Line 56-57: Temporal decorrelation is not a particular problem for slowly flowing glaciers, but rather for fast movement, particularly in shear margins where interferometric fringes are often tightly spaced or aliased.
Line 86: Horizontal displacement and surface velocity are not the same.
Line 113-118: Whereas time spans of TerraSAR-X repeat-pass data are 11 days, there are other high resolution SAR constellations offering shorter repeat-pass sequences, well suitable for glacier velocity mapping based on the motion-related interferometric phase. For example, successful glacier monitoring applications have been reported for 1-day, 3-day and 4-day interferometric repeat pass pairs of the COSMO Sky-Med constellation, providing high accuracy velocity products. Coherence tracking applies cross-correlation matching of templates and thus has a spatial resolution and sensitivity similar to feature tracking.
Figure 3: Please provide information on the time periods (years) to which the time sequences of the individual stakes refer.
Figure 5 caption: Please provide reference for the source of the ice thickness data 1970.
Section 4.2, Seasonal variation: The summer velocities are based on measurements in summer 2022, the ablation period of the mass balance year 2021/22 with the largest mass deficit of the 2018 to 2023 period in the Eastern Alps. Consequently, it is unclear if the number for the seasonal velocity increase 2022 is representative for the whole period.
Figure 8: The presentation of a few numbers (velocities, exact dates) in the form of a table would be more appropriate than the display within a diagram.

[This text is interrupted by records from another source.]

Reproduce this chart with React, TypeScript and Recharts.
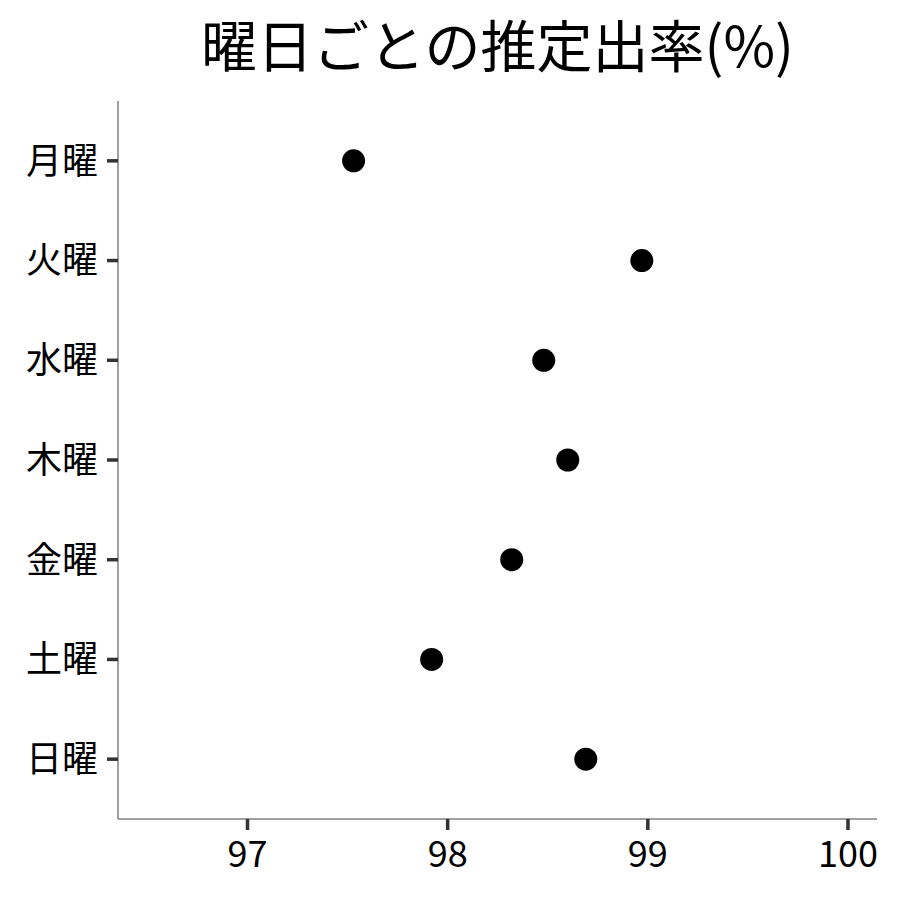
import { Scatter, ScatterChart, XAxis, YAxis } from 'recharts'

const days = ['月曜', '火曜', '水曜', '木曜', '金曜', '土曜', '日曜']
const rates = [97.53, 98.97, 98.48, 98.6, 98.32, 97.92, 98.69]
const xTicks = [97, 98, 99, 100]
const yTicks = [1, 2, 3, 4, 5, 6, 7]

const data = days.map((day, i) => ({ day, pos: i + 1, rate: rates[i] }))

const font = '"Noto Sans CJK JP", "Noto Sans", sans-serif'
const tickStyle = { fontSize: 36, fill: '#000', fontFamily: font }
const axisLineStyle = { stroke: '#808080', strokeWidth: 1.5 }
const tickLineStyle = { stroke: '#333333', strokeWidth: 3.5 }

export default function App() {
  return (
    <div style={{ position: 'relative', width: 884, height: 884, fontFamily: font }}>
      <style>{'.recharts-cartesian-axis-tick-line { stroke: #333333; stroke-width: 3.5px; }'}</style>
      <div
        style={{
          position: 'absolute',
          left: 110,
          width: 759,
          top: 7,
          textAlign: 'center',
          fontSize: 56,
          lineHeight: 1,
          color: '#000',
        }}
      >
        曜日ごとの推定出率(%)
      </div>
      <ScatterChart width={884} height={884} margin={{ top: 93, right: 15, bottom: 13, left: 0 }}>
        <XAxis
          type="number"
          dataKey="rate"
          domain={[96.353, 100.145]}
          ticks={xTicks}
          allowDataOverflow
          height={60}
          tick={tickStyle}
          tickSize={11}
          tickMargin={11}
          axisLine={axisLineStyle}
          tickLine={tickLineStyle}
        />
        <YAxis
          type="number"
          dataKey="pos"
          domain={[0.4, 7.6]}
          ticks={yTicks}
          reversed
          allowDataOverflow
          width={110}
          tick={tickStyle}
          tickSize={11}
          tickMargin={9}
          tickFormatter={(v) => days[v - 1] ?? ''}
          axisLine={axisLineStyle}
          tickLine={tickLineStyle}
        />
        <Scatter
          data={data}
          fill="#000"
          isAnimationActive={false}
          shape={(props: any) => <circle cx={props.cx} cy={props.cy} r={11.5} fill="#000" />}
        />
      </ScatterChart>
    </div>
  )
}
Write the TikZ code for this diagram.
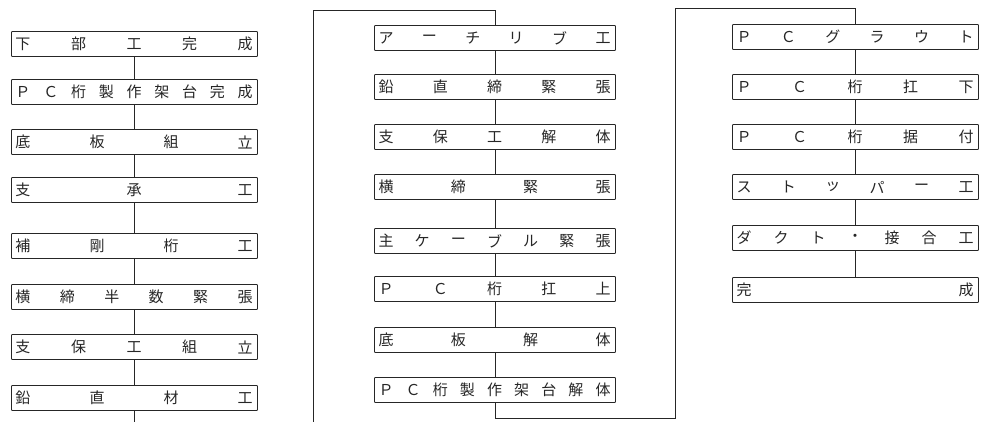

Line 200: The statement that it is “not possible to (semi-) automatically produce a reliable surface velocity map from aerial or satellite imagery for slow-flowing Vernagtferner ….” is rather speculative, not taking into account capabilities of advanced airborne and spaceborne observation systems and analysis techniques. For example, several large satellite constellations with very high resolution SAR sensors are in space since several years. Some of these constellations provide repeat interferometric observations of excellent quality with repeat-pass intervals from one day onwards, as for example ICEYE InSAR products show.
Line 223ff: Taking into account that the annual melt losses, amounting up to several meters, may cause significant changes of surface features, the estimates of feature position accuracy seem to be rather optimistic. For example, in line 53 it is stated that “surface features (e.g. crevasses) change considerably during this period”, a possible source for increased uncertainties in feature tracking. Furthermore, oblique views sideways of the central flowline may introduce errors, in particular if the surface elevation at the time of the survey is not exactly known. Please provide information on the procedures in which way these issues are taken into account.
Section 5.1, Ice dynamics: Basic mechanisms related to slow-down of glacier flow are addressed, as well as possible causes for seasonal variations. However, quantitative estimates on the impact and magnitude of the different processes at the study glacier and their interactions during the observation period are missing. For contributing to the advancement of understanding of processes governing the slow-down of retreating glaciers, quantitative estimates would be essential. Furthermore, hints on the significance of the study results in respect to the general glacier behaviour in this region would be of interest.